With more free time on my hands, I immersed myself in the world of self-hosting. Equipped with a small Proxmox server, a WireGuard VPN, and a Nginx Proxy Manager, I was ready to dive in. I returned to being a quiet observer, curating a long list of creators to follow, using a robust RSS feed reader (FreshRSS), setting up a YouTube interface (Invidious), and maintaining a collection of podcasts to enjoy at any time of the day (Podgrab). I deployed around thirty LXC and Docker containers as if there were no tomorrow.

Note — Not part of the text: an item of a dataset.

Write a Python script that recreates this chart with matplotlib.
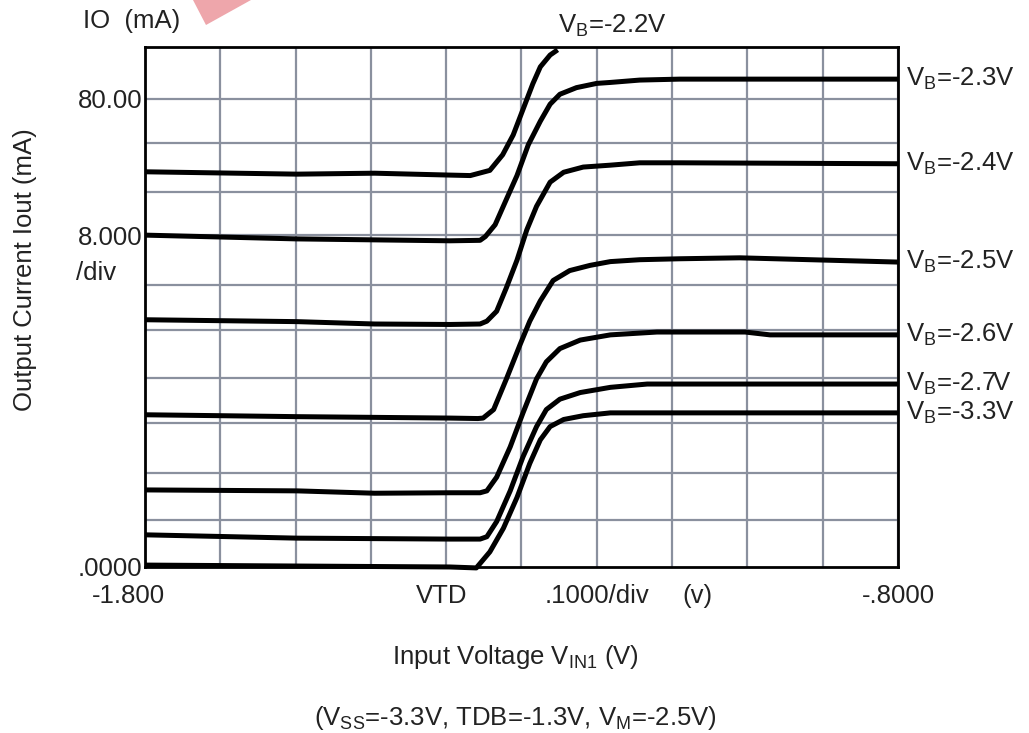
import matplotlib
matplotlib.use("Agg")
import matplotlib.pyplot as plt
import matplotlib.transforms as mtransforms
from matplotlib.patches import Polygon
import numpy as np

plt.rcParams['font.family'] = ['Liberation Sans', 'DejaVu Sans']
plt.rcParams['mathtext.fontset'] = 'custom'
plt.rcParams['mathtext.rm'] = 'Liberation Sans'
plt.rcParams['mathtext.it'] = 'Liberation Sans'

# input voltage (V) and output current in screen divisions
vb_labels = ['-2.2V', '-2.3V', '-2.4V', '-2.5V', '-2.6V', '-2.7V', '-3.3V']

x_22 = [-1.8, -1.598, -1.495, -1.395, -1.368, -1.342, -1.325, -1.311, -1.298, -1.285, -1.275, -1.262, -1.252]
y_22 = [8.36, 8.31, 8.33, 8.29, 8.28, 8.39, 8.72, 9.14, 9.68, 10.22, 10.58, 10.83, 10.94]

x_23 = [-1.8, -1.598, -1.395, -1.355, -1.348, -1.335, -1.320, -1.306, -1.291, -1.275, -1.262, -1.249, -1.227,
        -1.200, -1.182, -1.143, -1.090, -0.8]
y_23 = [7.02, 6.94, 6.90, 6.91, 6.99, 7.24, 7.78, 8.28, 8.93, 9.43, 9.79, 10.00, 10.14,
        10.23, 10.25, 10.30, 10.32, 10.32]

x_24 = [-1.8, -1.598, -1.495, -1.395, -1.355, -1.346, -1.333, -1.320, -1.306, -1.293, -1.280, -1.262, -1.244,
        -1.218, -1.182, -1.143, -1.090, -0.8]
y_24 = [5.23, 5.19, 5.14, 5.13, 5.14, 5.20, 5.41, 5.91, 6.49, 7.13, 7.63, 8.14, 8.35,
        8.46, 8.50, 8.55, 8.55, 8.53]

x_25 = [-1.8, -1.598, -1.395, -1.358, -1.351, -1.337, -1.320, -1.302, -1.289, -1.275, -1.258, -1.236, -1.209,
        -1.182, -1.143, -1.090, -1.010, -0.8]
y_25 = [3.22, 3.18, 3.15, 3.14, 3.15, 3.33, 3.98, 4.70, 5.20, 5.63, 6.06, 6.27, 6.38,
        6.46, 6.50, 6.52, 6.54, 6.45]

x_26 = [-1.8, -1.598, -1.495, -1.395, -1.355, -1.346, -1.333, -1.315, -1.298, -1.280, -1.267, -1.249, -1.222,
        -1.182, -1.120, -1.003, -0.970, -0.8]
y_26 = [1.63, 1.61, 1.56, 1.57, 1.57, 1.61, 1.90, 2.54, 3.26, 3.98, 4.34, 4.62, 4.80,
        4.91, 4.97, 4.97, 4.91, 4.91]

x_27 = [-1.8, -1.598, -1.395, -1.355, -1.346, -1.333, -1.315, -1.298, -1.280, -1.267, -1.249, -1.222, -1.182,
        -1.133, -1.090, -0.8]
y_27 = [0.68, 0.61, 0.59, 0.59, 0.64, 0.96, 1.61, 2.33, 2.97, 3.33, 3.55, 3.69, 3.80,
        3.87, 3.87, 3.87]

x_33 = [-1.8, -1.598, -1.395, -1.360, -1.342, -1.324, -1.306, -1.289, -1.275, -1.262, -1.244, -1.218, -1.182,
        -1.090, -0.8]
y_33 = [0.04, 0.02, 0.0, -0.02, 0.32, 0.82, 1.47, 2.19, 2.69, 2.97, 3.12, 3.20, 3.26,
        3.26, 3.26]

curves = [(x_22, y_22), (x_23, y_23), (x_24, y_24), (x_25, y_25), (x_26, y_26), (x_27, y_27), (x_33, y_33)]

# scope graticule (horizontal lines are not evenly spaced on the original)
x_grid = [-1.8, -1.7, -1.6, -1.5, -1.4, -1.3, -1.2, -1.1, -1.0, -0.9, -0.8]
y_grid = [0.99, 1.99, 3.05, 4.00, 5.01, 5.97, 7.02, 7.93, 8.97, 9.90]
y_ticklabels = {0.0: '.0000', 7.02: '8.000', 9.90: '80.00'}

fig = plt.figure(figsize=(10.29, 7.33), dpi=100)
ax = fig.add_axes([0.1409, 0.2265, 0.7318, 0.7094])
ax.set_xlim(-1.8, -0.8)
ax.set_ylim(0, 11)

grid_col = '#8a909e'
for gx in x_grid:
    ax.axvline(gx, color=grid_col, lw=1.6, zorder=1)
for gy in y_grid:
    ax.axhline(gy, color=grid_col, lw=1.6, zorder=1)

for xs, ys in curves:
    ax.plot(xs, ys, color='black', lw=3.6, solid_joinstyle='round',
            solid_capstyle='butt', zorder=3, clip_on=False)

for s in ax.spines.values():
    s.set_linewidth(2.0)
    s.set_zorder(4)

fs = 18.5
txt = '#222222'

ax.set_xticks([])
ax.set_yticks(list(y_ticklabels.keys()))
ax.set_yticklabels(list(y_ticklabels.values()), fontsize=fs, color=txt)
ax.tick_params(axis='y', length=0, pad=2)

vb = r'$\mathregular{V_B}$='

# curve labels at the right edge, placed at the end value of each trace
right_tr = mtransforms.blended_transform_factory(ax.transAxes, ax.transData)
for lab, (xs, ys) in zip(vb_labels[1:], curves[1:]):
    ax.text(1.01, ys[-1], vb + lab, transform=right_tr,
            fontsize=fs, va='center', ha='left', color=txt)
ax.text(x_22[-1], 11.45, vb + vb_labels[0], fontsize=fs, va='center', ha='left', color=txt)

# top left unit and y axis title
fig.text(0.081, 0.972, 'IO  (mA)', fontsize=fs, va='center', ha='left', color=txt)
fig.text(0.074, 0.627, '/div', fontsize=fs, va='center', ha='left', color=txt)
fig.text(0.024, 0.632, 'Output Current Iout (mA)', fontsize=fs, rotation=90,
         va='center', ha='center', color=txt)

# bottom scale line
tr = mtransforms.blended_transform_factory(ax.transData, fig.transFigure)
yb = 1 - 596 / 733
ax.text(-1.822, yb, '-1.800', transform=tr, fontsize=fs, ha='center', va='center', color=txt)
ax.text(-1.406, yb, 'VTD', transform=tr, fontsize=fs, ha='center', va='center', color=txt)
ax.text(-1.200, yb, '.1000/div', transform=tr, fontsize=fs, ha='center', va='center', color=txt)
ax.text(-1.067, yb, '(v)', transform=tr, fontsize=fs, ha='center', va='center', color=txt)
ax.text(-0.800, yb, '-.8000', transform=tr, fontsize=fs, ha='center', va='center', color=txt)

fig.text(0.5005, 1 - 657 / 733, r'Input Voltage $\mathregular{V_{IN1}}$ (V)', fontsize=fs,
         ha='center', va='center', color=txt)
fig.text(0.5005, 1 - 718 / 733,
         r'($\mathregular{V_{SS}}$=-3.3V, TDB=-1.3V, $\mathregular{V_M}$=-2.5V)',
         fontsize=fs, ha='center', va='center', color=txt)

# fragment of a pink stamp at the top edge
W, H = 1029, 733
frag = np.array([[193, 0], [251, 0], [206, 25]], dtype=float)
frag[:, 0] /= W
frag[:, 1] = 1 - frag[:, 1] / H
fig.patches.append(Polygon(frag, closed=True, transform=fig.transFigure,
                           facecolor='#eea6ab', edgecolor='none', zorder=0))

fig.savefig('out.png', dpi=100)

Self-hosting has been, without a doubt, the best choice for me. It has deepened my understanding of Docker to the point where creating containers from scratch now feels second nature. Even managing SSL certificates, once a daunting task, has become simple—just a matter of a few steps. Thanks to Grafana for monitoring stats and Elastic for handling logs.
What surprised me the most, though, is that managing everything locally and limiting myself to the fediverse helped me realize just how much social media had become a literal “waste of time” for me. A “waste of time,” yet a necessary one for existence.
Am I freer today than I was before? Perhaps. But I’m still figuring it out.